Japan’s Taking Its Virtual Girlfriend on a Real Date

japan-vr-girlfriend-vacation
An iPhone APP lets gamers put their virtual girlfriends in real photos as they travel to the Japanese resort town of Atami.

Dude, have you seen Japan’s girlfriend? She’s totally hot for an imaginary chick.

The resort town of Atami, Japan hit upon a remarkable way to help its ailing economy: cater to men with virtual girlfriends. The popular Nintendo DS game Love Plus+ is a dating simulator that allows players to court and then maintain a relationship with a virtual high school girl. In the game, the player (who plays a high school boy) and the girl go to Atami for a romantic weekend. Now, Love Plus+ fans can travel to Atami and re-enact their virtual romance in the real world. Hotels in the area go along with the charade and provide dual habitation quarters, restaurants offer special Love Plus+ fare, and the city is decorated to welcome the young lovers. There’s even an iPhone App that allows you to take a photo and place your virtual girlfriend into the picture. The Love Plus+/Atami crossover event attracted more than 1500 single men in July. Watch the video below to meet some of them. These virtual girlfriends are rather simple characters, who knows how this trend may grow as they become more sophisticated.

The US is starting to embrace its geek culture, but Japan’s got it down to a fine art. Otaku (the Japanese equivalent of ‘geeks’) are catered to and encouraged in their various interests by cartoon, comic book, and video game companies that rely on them for revenue. As far as Otaku are concerned, going on a real vacation with your virtual girlfriend isn’t really that extreme. Oh, sure, people would recognize it as weird, maybe even unseemly in some circles, but it’s not ‘throw this guy in the psych ward’ material. In fact, an otaku married his Love Plus girlfriend last year. The men in the video below are treated very well as they spend their money and help revitalize the resort town.

Watching men form relationships with two dimensional characters in a video game is both fascinating, sad, and suggestive. Where might we be with this phenomenon in 10 years? 1500 men isn’t really that many. Could we see tens or hundreds of thousands follow the same trend if the virtual girlfriends were more realistic, more customized to each player? Virtual characters capable of chatting in real time and with improvised scripts are becoming better. Once you start being able to have a seemingly meaningful conversation with a virtual person would they become more appealing than the real thing?

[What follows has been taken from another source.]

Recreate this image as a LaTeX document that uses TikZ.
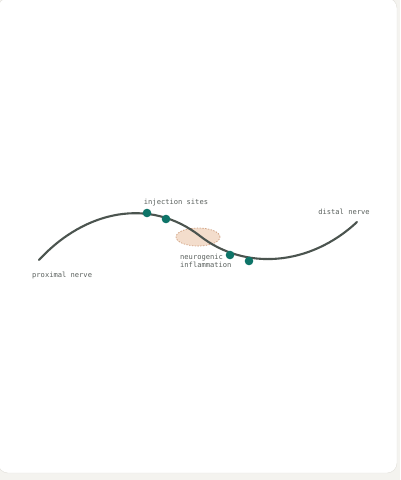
\documentclass[tikz,border=0pt]{standalone}
\usepackage{fontspec}
\setmonofont{DejaVu Sans Mono}
\usepackage{tikz}
\usetikzlibrary{
	positioning,
	shapes.geometric
}

\definecolor{pagebg}{HTML}{F4F3EF}
\definecolor{cardline}{HTML}{E2E0DA}
\definecolor{nervecol}{HTML}{4B544F}
\definecolor{sitecol}{HTML}{0E7468}
\definecolor{inflfill}{HTML}{F3DDCC}
\definecolor{inflline}{HTML}{CF9E7E}
\definecolor{labelcol}{HTML}{5A605D}

\tikzset{
	nerve/.style={draw=nervecol,line width=2.1pt,line cap=round},
	site/.style={circle,fill=sitecol,inner sep=0pt,minimum size=8.6pt},
	inflam/.style={ellipse,draw=inflline,dash pattern=on 1.4pt off 1.4pt,fill=inflfill,
		line width=0.7pt,minimum width=44pt,minimum height=18pt,inner sep=0pt},
	tag/.style={font=\ttfamily\fontsize{7.1}{8.3}\selectfont,text=labelcol,inner sep=0pt}
}

\begin{document}
\begin{tikzpicture}[x=1pt,y=-1pt]
		\useasboundingbox (0,0) rectangle (400,480);
		\fill[pagebg] (0,0) rectangle (400,480);
		\draw[cardline,fill=white,rounded corners=10pt] (-2,-2) rectangle (397,473);

		\node[inflam] (infl) at (198,237) {};

		\coordinate (prox) at (39,260);
		\coordinate (mid)  at (200,236);
		\coordinate (dist) at (357,222);
		\draw[nerve] (prox) .. controls (85,210) and (150,197) .. (mid)
			.. controls (245,271) and (310,266) .. (dist);

		\draw
			node[site] (s1) at (147,213) {}
			node[site] (s2) at (166,219) {}
			node[site] (s3) at (230,255) {}
			node[site] (s4) at (249,261) {}

			node[tag] (sites)  at (176,203) {injection sites}
			node[tag] (distal) at (344,212) {distal nerve}
			node[tag,anchor=west] (proximal) at (32,275.5) {proximal nerve}
			node[tag,align=left,anchor=north west] (neuro) at (180,254) {neurogenic\\inflammation}
		;
	\end{tikzpicture}
\end{document}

After all, you can’t dictate the terms of a relationship with another human being (well, you can…) but virtual persons are easy to control. Turn them off when you want to be alone, and trust that they’re designed to always want to be with you later. Or, they may be designed to pout and whine if you leave them alone, and for some that will be even more enticing. Either way, the program caters to your ideals. Eventually, interest in virtual relationships may lead to us having fully romantic and sexual experiences with computers.

Right now, watching men visit a beach town with their virtual girlfriends is a little weird, but we do live in a society that is increasingly interacting with each other through virtual portals. How many friends do you have on Facebook? (If it’s less than 300 then ask your children the same question and get ready to be beaten.) We generally do not see all of these people on a regular basis in the real world. What happens when virtual characters become sophisticated enough to provide the same interactions as you would have with these Facebook ‘internet friends’? Already we have augmented reality iPhone Apps to put these characters into our physical world. Give it a few years and such programs will only become more adaptive and life like while we simultaneously spend more time with humans through indirect contact. As we put more of ourselves into the digital world, choosing to have a digital companion may seem less and less weird.